The high court ordered the compulsory liquidation of the company, adding its staff will continue to be employed as the liquidator oversees the continuing operation of the main site in Scunthorpe, northern England.
Owned by investment firm Greybull Capital, British Steel employs about 5,000 people, mostly in Scunthorpe, while 20,000 more depend on its supply chain.
Greybull Capital, which specialises in trying to turn around distressed businesses, said it had tried to keep British Steel alive but the challenges of Britain’s looming exit from the EU proved insurmountable.
Business minister Greg Clark said British Steel was open to new buyers, while the opposition Labour Party called on the government to bring British Steel into public ownership.
Greybull paid Tata Steel a nominal £1 for the business three years ago. After making a profit in 2017, British Steel cut about 400 jobs in 2018, blaming factors such as the weak pound and uncertainties surrounding Brexit, which it said hammered its order book.
EU steel company shares are trading at their lowest in nearly three years, driven down by weak demand, high raw materials costs and cheap imports that can no longer reach the US due to trade tariffs.
Turning a profit in steel is especially difficult in Britain, where steelmakers pay some of the highest green taxes and energy costs in the world and are saddled with high labour costs and business rates.
Jeff Kabel, chair emeritus of the International Steel Trade Association, said the government was paralysed by Brexit and unable to address the steel sector’s challenges.
The collapse of British Steel comes after Germany’s Thyssenkrupp and India’s Tata Steel ditched a plan earlier in May to merge their European steel assets to create the EU’s second-largest steelmaker after ArcelorMittal. That failed merger left the wider EU steel sector fragmented and vulnerable to economic downturns. It also called into question the fate of Britain’s largest steelworks in Port Talbot, Wales, owned by Tata Steel.
British Steel also operates a business in France producing rail, and a wire and processing unit in the Netherlands.

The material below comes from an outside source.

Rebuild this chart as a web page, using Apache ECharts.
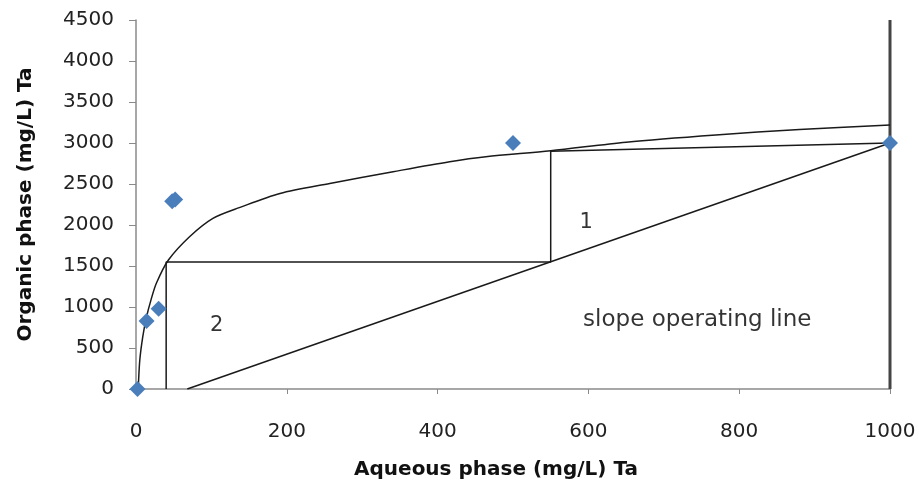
<!DOCTYPE html>
<html>
<head>
<meta charset="utf-8">
<script src="https://cdn.jsdelivr.net/npm/echarts@6/dist/echarts.min.js"></script>
<style>
  html, body { margin: 0; padding: 0; background: #fff; }
  #chart { width: 919px; height: 488px; }
</style>
</head>
<body>
<div id="chart"></div>
<script>
// Equilibrium isotherm (fitted curve), mg/L Ta
const curveX = [3, 5, 9, 14, 20, 27, 43, 71, 102, 138, 191, 257, 341, 416, 464, 550, 650, 769, 880, 1000];
const curveY = [0, 350, 640, 880, 1090, 1290, 1573, 1857, 2081, 2215, 2385, 2507, 2650, 2772, 2833, 2905, 3010, 3098, 3165, 3220];

// Measured equilibrium points
const pointsX = [2, 14, 30, 48, 52, 500, 1000];
const pointsY = [0, 830, 980, 2290, 2310, 3000, 3000];

// Operating line
const opX = [68, 1000];
const opY = [0, 3000];

// McCabe-Thiele stage construction
const stepX = [1000, 550, 550, 40, 40];
const stepY = [3000, 2900, 1550, 1550, 0];

// Feed concentration marker (vertical line)
const feedX = [1000, 1000];
const feedY = [0, 4500];

// Stage numbers
const stageX = [597, 107];
const stageY = [2030, 770];
const stageText = ['1', '2'];

// Operating line caption (left-anchored)
const captionX = [593];
const captionY = [840];
const captionText = ['slope operating line'];

const xTicks = { min: 0, max: 1000, interval: 200 };
const yTicks = { min: 0, max: 4500, interval: 500 };

const zip = (a, b) => a.map((v, i) => [v, b[i]]);

const chart = echarts.init(document.getElementById('chart'));
const lineStyle = { color: '#1a1a1a', width: 1.5 };
const font = 'DejaVu Sans';
const hidden = { color: 'rgba(0,0,0,0)' };

chart.setOption({
  animation: false,
  backgroundColor: '#fff',
  grid: { left: 136, right: 29, top: 20, bottom: 99 },
  xAxis: {
    type: 'value',
    min: xTicks.min, max: xTicks.max, interval: xTicks.interval,
    name: 'Aqueous phase (mg/L) Ta',
    nameLocation: 'middle',
    nameGap: 71,
    nameTextStyle: { fontFamily: font, fontWeight: 'bold', fontSize: 20, color: '#111', padding: [0, 34, 0, 0] },
    axisLine: { lineStyle: { color: '#8a8a8a', width: 1.5 } },
    axisTick: { length: 5, lineStyle: { color: '#8a8a8a' } },
    axisLabel: { fontFamily: font, fontSize: 20, color: '#222', margin: 33, formatter: v => String(v) },
    splitLine: { show: false }
  },
  yAxis: {
    type: 'value',
    min: yTicks.min, max: yTicks.max, interval: yTicks.interval,
    name: 'Organic phase (mg/L) Ta',
    nameLocation: 'middle',
    nameGap: 100,
    nameTextStyle: { fontFamily: font, fontWeight: 'bold', fontSize: 20, color: '#111' },
    axisLine: { show: true, lineStyle: { color: '#8a8a8a', width: 1.5 } },
    axisTick: { show: true, length: 7, lineStyle: { color: '#8a8a8a' } },
    axisLabel: { fontFamily: font, fontSize: 20, color: '#222', margin: 22, formatter: v => String(v) },
    splitLine: { show: false }
  },
  series: [
    {
      name: 'isotherm', type: 'line', data: zip(curveX, curveY),
      smooth: 0.3, showSymbol: false, lineStyle: lineStyle, z: 3
    },
    {
      name: 'operating', type: 'line', data: zip(opX, opY),
      showSymbol: false, lineStyle: lineStyle, z: 3
    },
    {
      name: 'stages', type: 'line', data: zip(stepX, stepY),
      showSymbol: false, lineStyle: lineStyle, z: 3
    },
    {
      name: 'feed', type: 'line', data: zip(feedX, feedY),
      showSymbol: false, lineStyle: { color: '#444', width: 3 }, z: 2
    },
    {
      name: 'data', type: 'scatter', data: zip(pointsX, pointsY),
      symbol: 'diamond', symbolSize: 16,
      itemStyle: { color: '#4a7ebb', opacity: 1 }, z: 5
    },
    {
      name: 'stageNo', type: 'scatter', symbolSize: 1, silent: true,
      itemStyle: hidden,
      data: stageX.map((x, i) => ({ value: [x, stageY[i]], name: stageText[i] })),
      label: {
        show: true, position: 'inside', formatter: p => p.name,
        fontFamily: font, fontSize: 21, color: '#000', textBorderWidth: 0
      }
    },
    {
      name: 'caption', type: 'scatter', symbolSize: 1, silent: true,
      itemStyle: hidden,
      data: captionX.map((x, i) => ({ value: [x, captionY[i]], name: captionText[i] })),
      label: {
        show: true, position: 'inside', align: 'left', formatter: p => p.name,
        fontFamily: font, fontSize: 23, color: '#000', textBorderWidth: 0
      }
    }
  ]
});
</script>
</body>
</html>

Signs of the ripple effect of British Steel’s collapse are already beginning to emerge. Hargreaves Services, a company based in Durham, northern England, which supplies materials handling and other services, said earlier if the steelmaker ceases to trade, this could reduce its profit before tax in the next full year by about £1.3m.

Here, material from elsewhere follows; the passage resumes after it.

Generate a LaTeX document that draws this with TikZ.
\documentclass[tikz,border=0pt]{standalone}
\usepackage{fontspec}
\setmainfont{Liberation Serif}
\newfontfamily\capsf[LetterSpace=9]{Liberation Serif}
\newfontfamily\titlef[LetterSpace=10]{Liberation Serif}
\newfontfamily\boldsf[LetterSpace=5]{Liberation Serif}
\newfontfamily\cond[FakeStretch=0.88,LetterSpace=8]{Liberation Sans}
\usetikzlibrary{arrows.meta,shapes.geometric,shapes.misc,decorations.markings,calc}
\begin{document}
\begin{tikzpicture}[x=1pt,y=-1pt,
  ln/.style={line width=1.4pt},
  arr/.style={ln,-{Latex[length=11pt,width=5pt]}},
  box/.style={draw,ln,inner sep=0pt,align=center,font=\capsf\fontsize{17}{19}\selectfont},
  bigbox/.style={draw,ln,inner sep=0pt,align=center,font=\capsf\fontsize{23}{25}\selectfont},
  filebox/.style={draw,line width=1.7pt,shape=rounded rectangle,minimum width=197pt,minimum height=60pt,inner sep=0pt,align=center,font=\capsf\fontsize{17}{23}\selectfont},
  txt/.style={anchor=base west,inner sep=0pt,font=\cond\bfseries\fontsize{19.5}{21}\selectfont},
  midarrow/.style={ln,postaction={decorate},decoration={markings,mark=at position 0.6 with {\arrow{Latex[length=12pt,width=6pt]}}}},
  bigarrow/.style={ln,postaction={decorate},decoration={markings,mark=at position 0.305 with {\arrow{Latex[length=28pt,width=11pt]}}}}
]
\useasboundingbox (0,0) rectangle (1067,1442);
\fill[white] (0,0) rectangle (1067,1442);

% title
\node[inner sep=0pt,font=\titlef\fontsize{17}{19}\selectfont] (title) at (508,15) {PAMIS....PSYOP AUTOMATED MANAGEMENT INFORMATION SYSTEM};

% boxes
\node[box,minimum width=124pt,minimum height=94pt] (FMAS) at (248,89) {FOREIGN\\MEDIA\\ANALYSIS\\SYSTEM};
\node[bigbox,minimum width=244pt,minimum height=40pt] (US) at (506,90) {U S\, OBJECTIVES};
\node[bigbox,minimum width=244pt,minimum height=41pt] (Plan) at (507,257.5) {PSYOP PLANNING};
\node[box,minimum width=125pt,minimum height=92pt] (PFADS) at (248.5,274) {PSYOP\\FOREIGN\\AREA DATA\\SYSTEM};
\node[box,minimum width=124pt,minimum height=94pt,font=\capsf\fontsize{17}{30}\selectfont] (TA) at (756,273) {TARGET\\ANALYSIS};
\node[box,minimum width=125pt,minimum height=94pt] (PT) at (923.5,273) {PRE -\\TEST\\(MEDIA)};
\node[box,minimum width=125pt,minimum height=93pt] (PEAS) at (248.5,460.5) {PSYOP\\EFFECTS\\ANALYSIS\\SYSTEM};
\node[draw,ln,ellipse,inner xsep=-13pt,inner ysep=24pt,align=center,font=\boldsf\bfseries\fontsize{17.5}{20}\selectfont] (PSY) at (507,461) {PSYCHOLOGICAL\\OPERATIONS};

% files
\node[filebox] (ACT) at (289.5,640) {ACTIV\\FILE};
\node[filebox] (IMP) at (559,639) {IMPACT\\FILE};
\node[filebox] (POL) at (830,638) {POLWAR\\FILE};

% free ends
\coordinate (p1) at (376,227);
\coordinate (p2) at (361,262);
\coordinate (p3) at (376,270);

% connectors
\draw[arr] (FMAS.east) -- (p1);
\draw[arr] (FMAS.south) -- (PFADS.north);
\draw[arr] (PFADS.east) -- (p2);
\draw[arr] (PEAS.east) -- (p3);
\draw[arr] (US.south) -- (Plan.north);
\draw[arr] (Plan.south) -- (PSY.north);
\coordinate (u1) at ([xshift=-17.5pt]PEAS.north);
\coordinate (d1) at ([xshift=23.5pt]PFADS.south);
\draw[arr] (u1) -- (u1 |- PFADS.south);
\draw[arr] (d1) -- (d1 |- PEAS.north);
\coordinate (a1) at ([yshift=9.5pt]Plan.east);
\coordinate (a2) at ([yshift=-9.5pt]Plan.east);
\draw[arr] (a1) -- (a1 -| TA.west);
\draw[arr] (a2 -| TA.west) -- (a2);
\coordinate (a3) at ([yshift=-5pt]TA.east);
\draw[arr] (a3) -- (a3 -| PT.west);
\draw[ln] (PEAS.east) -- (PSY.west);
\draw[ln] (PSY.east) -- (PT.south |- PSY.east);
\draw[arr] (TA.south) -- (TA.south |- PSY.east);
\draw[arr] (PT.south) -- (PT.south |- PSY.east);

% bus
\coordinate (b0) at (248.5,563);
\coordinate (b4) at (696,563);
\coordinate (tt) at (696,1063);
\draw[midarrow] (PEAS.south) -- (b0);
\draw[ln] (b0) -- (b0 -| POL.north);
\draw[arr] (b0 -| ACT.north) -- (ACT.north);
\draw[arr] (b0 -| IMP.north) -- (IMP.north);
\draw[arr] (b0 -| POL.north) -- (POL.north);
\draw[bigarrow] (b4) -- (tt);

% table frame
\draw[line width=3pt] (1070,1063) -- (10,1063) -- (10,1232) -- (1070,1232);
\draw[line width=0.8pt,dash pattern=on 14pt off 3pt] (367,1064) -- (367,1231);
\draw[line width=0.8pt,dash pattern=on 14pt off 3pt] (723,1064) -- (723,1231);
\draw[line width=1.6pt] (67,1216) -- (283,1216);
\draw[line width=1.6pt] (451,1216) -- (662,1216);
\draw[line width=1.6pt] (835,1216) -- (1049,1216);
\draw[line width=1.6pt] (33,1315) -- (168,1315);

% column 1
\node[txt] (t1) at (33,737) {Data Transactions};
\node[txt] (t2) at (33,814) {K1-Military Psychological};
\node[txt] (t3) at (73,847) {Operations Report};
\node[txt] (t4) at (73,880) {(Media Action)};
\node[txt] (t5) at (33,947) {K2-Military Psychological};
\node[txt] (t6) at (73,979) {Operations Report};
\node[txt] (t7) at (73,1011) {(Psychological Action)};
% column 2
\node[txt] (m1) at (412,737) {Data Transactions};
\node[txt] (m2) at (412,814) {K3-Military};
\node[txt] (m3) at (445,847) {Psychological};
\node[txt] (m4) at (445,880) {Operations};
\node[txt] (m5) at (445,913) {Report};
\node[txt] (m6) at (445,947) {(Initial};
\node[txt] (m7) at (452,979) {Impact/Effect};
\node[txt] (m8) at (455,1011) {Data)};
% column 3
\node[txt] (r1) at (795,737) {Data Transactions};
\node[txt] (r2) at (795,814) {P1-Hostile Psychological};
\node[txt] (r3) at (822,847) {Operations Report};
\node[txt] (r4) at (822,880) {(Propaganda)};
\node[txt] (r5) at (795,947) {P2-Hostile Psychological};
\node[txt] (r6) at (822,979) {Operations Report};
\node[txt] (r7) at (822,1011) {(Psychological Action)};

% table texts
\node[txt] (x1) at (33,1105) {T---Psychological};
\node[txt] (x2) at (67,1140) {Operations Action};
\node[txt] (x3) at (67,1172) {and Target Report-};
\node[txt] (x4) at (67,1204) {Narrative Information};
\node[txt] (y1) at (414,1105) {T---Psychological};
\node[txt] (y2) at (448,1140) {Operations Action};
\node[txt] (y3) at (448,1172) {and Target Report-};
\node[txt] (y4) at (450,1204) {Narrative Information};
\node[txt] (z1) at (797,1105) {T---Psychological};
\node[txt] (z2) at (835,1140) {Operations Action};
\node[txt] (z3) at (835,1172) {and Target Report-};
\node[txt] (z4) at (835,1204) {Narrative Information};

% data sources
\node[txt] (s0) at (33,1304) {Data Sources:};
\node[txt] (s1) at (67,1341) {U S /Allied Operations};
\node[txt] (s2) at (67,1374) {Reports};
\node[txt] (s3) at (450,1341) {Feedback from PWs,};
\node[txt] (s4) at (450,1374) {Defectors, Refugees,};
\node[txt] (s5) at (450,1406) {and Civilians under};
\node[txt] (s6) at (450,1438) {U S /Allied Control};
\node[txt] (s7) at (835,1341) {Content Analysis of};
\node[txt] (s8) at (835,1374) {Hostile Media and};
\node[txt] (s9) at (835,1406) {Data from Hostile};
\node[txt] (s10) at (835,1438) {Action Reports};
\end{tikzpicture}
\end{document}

British Steel had asked the government for a £75m loan, later reducing its demand to £30m after Greybull agreed to put up more money, according to a source close to the negotiations. It had already secured a government loan of about £120m this month to enable it to comply with the EU’s Emissions Trading System rules.
Britain’s business minister said it would have been unlawful to provide a loan to British Steel on the terms the company or any other party had made.

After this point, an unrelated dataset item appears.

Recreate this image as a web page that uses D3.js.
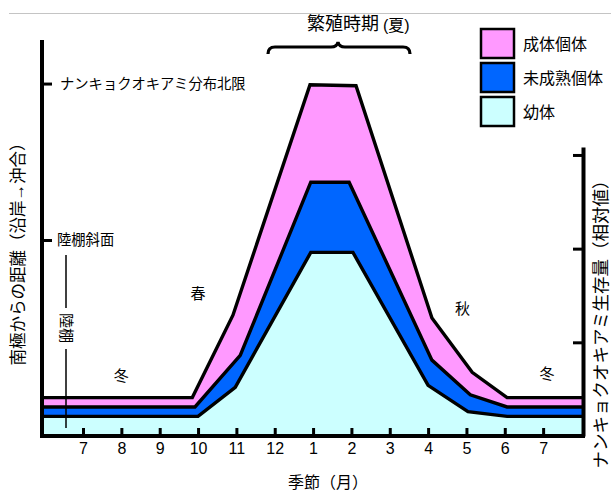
<!DOCTYPE html>
<html><head><meta charset="utf-8">
<script src="https://cdn.jsdelivr.net/npm/d3@7"></script>
<style>
body{margin:0;background:#fff;}
text{font-family:"Liberation Sans","Noto Sans CJK JP",sans-serif;fill:#000;}
</style></head>
<body>
<svg id="c" width="611" height="493"></svg>
<script>
// ---- data ----
const monthLabels = ["7","8","9","10","11","12","1","2","3","4","5","6","7"];
const monthTicks = [0,1,2,3,4,5,6,7,8,9,10,11,12];
const xDomain = [-1.07, 13.04];
// cumulative top boundaries (relative biomass)
const adultX    = [-1.07, 2.85, 3.91, 5.92, 7.12, 9.10, 10.15, 11.06, 13.04];
const adultY    = [0.41, 0.41, 1.29, 3.75, 3.74, 1.26, 0.68, 0.41, 0.41];
const immatureX = [-1.07, 2.92, 4.10, 5.94, 6.94, 9.10, 10.10, 11.06, 13.04];
const immatureY = [0.31, 0.31, 0.86, 2.71, 2.71, 0.81, 0.44, 0.31, 0.31];
const juvenileX = [-1.07, 3.00, 3.97, 5.94, 7.04, 9.00, 10.04, 11.06, 13.04];
const juvenileY = [0.21, 0.21, 0.52, 1.96, 1.96, 0.54, 0.26, 0.21, 0.21];
const seriesNames = ["成体個体","未成熟個体","幼体"];
const seriesColors = ["#ff99ff","#0066ff","#ccffff"];
const biomassTicks = [1,2,3];
const distanceTickValues = [49.5, 89];
const distanceTickLabels = ["陸棚斜面","ナンキョクオキアミ分布北限"];
const seasonLabels = ["冬","春","秋","冬"];
const seasonPos = [[1.0,0.65],[3.0,1.52],[9.9,1.36],[12.1,0.67]];

// ---- layout ----
const svg = d3.select("#c");
const x = d3.scaleLinear().domain(xDomain).range([42, 583]);
const y = d3.scaleLinear().domain([0, 4.228]).range([436, 40]);
const yRight = d3.scaleLinear().domain([0, 3.085]).range([436, 147]);
const yDist = d3.scaleLinear().domain([0, 100]).range([436, 40]);

svg.append("line").attr("x1",9).attr("x2",611).attr("y1",13.5).attr("y2",13.5)
  .attr("stroke","#c4c4c4").attr("stroke-width",1);

const series = [
  {xs: adultX, ys: adultY},
  {xs: immatureX, ys: immatureY},
  {xs: juvenileX, ys: juvenileY}
];
const area = d3.area().x(d=>x(d[0])).y0(y(0)).y1(d=>y(d[1]));
const line = d3.line().x(d=>x(d[0])).y(d=>y(d[1]));
series.forEach((s,i)=>{
  const pts = s.xs.map((v,j)=>[v, s.ys[j]]);
  svg.append("path").attr("d", area(pts)).attr("fill", seriesColors[i]);
  svg.append("path").attr("d", line(pts)).attr("fill","none")
    .attr("stroke","#000").attr("stroke-width",3.4).attr("stroke-linejoin","miter");
});

// bottom axis
const gx = svg.append("g").attr("transform","translate(0,436)")
  .call(d3.axisBottom(x).tickValues(monthTicks).tickFormat(i=>monthLabels[i])
    .tickSizeInner(-8).tickSizeOuter(0).tickPadding(7));
gx.select(".domain").attr("stroke-width",4).attr("d","M40,0H585");
gx.selectAll(".tick line").attr("stroke-width",3);
gx.selectAll(".tick text").attr("font-size",16).attr("font-family","Liberation Sans");

// left axis (distance)
const gl = svg.append("g").attr("transform","translate(42,0)")
  .call(d3.axisRight(yDist).tickValues(distanceTickValues)
    .tickFormat((d,i)=>distanceTickLabels[i]).tickSizeInner(10).tickSizeOuter(0).tickPadding(8));
gl.select(".domain").attr("stroke-width",4).attr("d","M0,40V438");
gl.selectAll(".tick line").attr("stroke-width",3);
gl.selectAll(".tick text").attr("font-size",14.3).attr("font-family","Noto Sans CJK JP");
gl.selectAll(".tick").filter((d,i)=>i===0).select("text").attr("x",15);

// right axis (biomass)
const gr = svg.append("g").attr("transform","translate(583,0)")
  .call(d3.axisLeft(yRight).tickValues(biomassTicks).tickFormat("").tickSizeInner(10).tickSizeOuter(0));
gr.select(".domain").attr("stroke-width",4);
gr.selectAll(".tick line").attr("stroke-width",3);

// continental shelf marker
svg.append("line").attr("x1",66).attr("x2",66).attr("y1",255).attr("y2",308).attr("stroke","#000").attr("stroke-width",1.5);
svg.append("line").attr("x1",66).attr("x2",66).attr("y1",349).attr("y2",428).attr("stroke","#000").attr("stroke-width",1.5);
svg.append("text").attr("transform","translate(66,328) rotate(90)").attr("text-anchor","middle")
  .attr("dominant-baseline","central").attr("font-size",15).attr("font-family","Noto Sans CJK JP").text("陸棚");

// season labels
seasonLabels.forEach((t,i)=>{
  svg.append("text").attr("x",x(seasonPos[i][0])).attr("y",y(seasonPos[i][1]))
    .attr("text-anchor","middle").attr("dominant-baseline","central")
    .attr("font-size",15).attr("font-family","Noto Sans CJK JP").text(t);
});

// axis titles
svg.append("text").attr("transform","translate(18,250) rotate(-90)").attr("text-anchor","middle")
  .attr("dominant-baseline","central").attr("font-size",16.5).attr("font-family","Noto Sans CJK JP")
  .text("南極からの距離（沿岸→沖合）");
svg.append("text").attr("transform","translate(601,320) rotate(-90)").attr("text-anchor","middle")
  .attr("dominant-baseline","central").attr("font-size",17.5).attr("font-family","Noto Sans CJK JP")
  .text("ナンキョクオキアミ生存量（相対値）");
svg.append("text").attr("x",328).attr("y",482).attr("text-anchor","middle")
  .attr("dominant-baseline","central").attr("font-size",16).attr("font-family","Noto Sans CJK JP")
  .text("季節（月）");

// breeding season brace
const bt = svg.append("text").attr("x",307).attr("y",30).attr("font-size",18).attr("font-family","Noto Sans CJK JP");
bt.append("tspan").text("繁殖時期");
bt.append("tspan").attr("font-size",16).attr("dx",4).attr("dy",1).text("(夏)");
svg.append("path").attr("d","M268,54 Q268,47 275,47 L331,47 Q337,47 338,42 Q339,47 345,47 L403,47 Q410,47 410,54")
  .attr("fill","none").attr("stroke","#000").attr("stroke-width",3.2);

// legend
const lg = svg.append("g");
const legY = [29, 63, 97];
seriesNames.forEach((n,i)=>{
  lg.append("rect").attr("x",481).attr("y",legY[i]).attr("width",33).attr("height",29)
    .attr("fill",seriesColors[i]).attr("stroke","#000").attr("stroke-width",2.5);
  lg.append("text").attr("x",523).attr("y",legY[i]+15).attr("dominant-baseline","central")
    .attr("font-size",16).attr("font-family","Noto Sans CJK JP").text(n);
});
</script>
</body></html>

Greybull had been negotiating with the government for the loan, a source said, adding the government wanted Greybull out of the picture before putting more money into the business for fear those funds will eventually end up in Greybull’s hands. Greybull is British Steel’s only creditor at the holding company level and has secured its loans against its assets.
The UK government has a chequered history with Greybull, after the collapse of the firm’s airline, Monarch, in 2017 forced the government to repatriate more than 100,000 stranded tourists at a cost of about £60m.
Greybull also provided backing for the buyout of British high street electronics chain Comet before its collapse in 2012.
“In light of events over the past few weeks, it is clear Greybull needs to do the right thing by getting out of the road and let those who are committed to our industry work to save the business,” the union Community said in a statement.
It called on the government to use all options to secure the assets and rebuild the business, adding clean-up costs for the industrial site could end up costing taxpayers more than £1bn.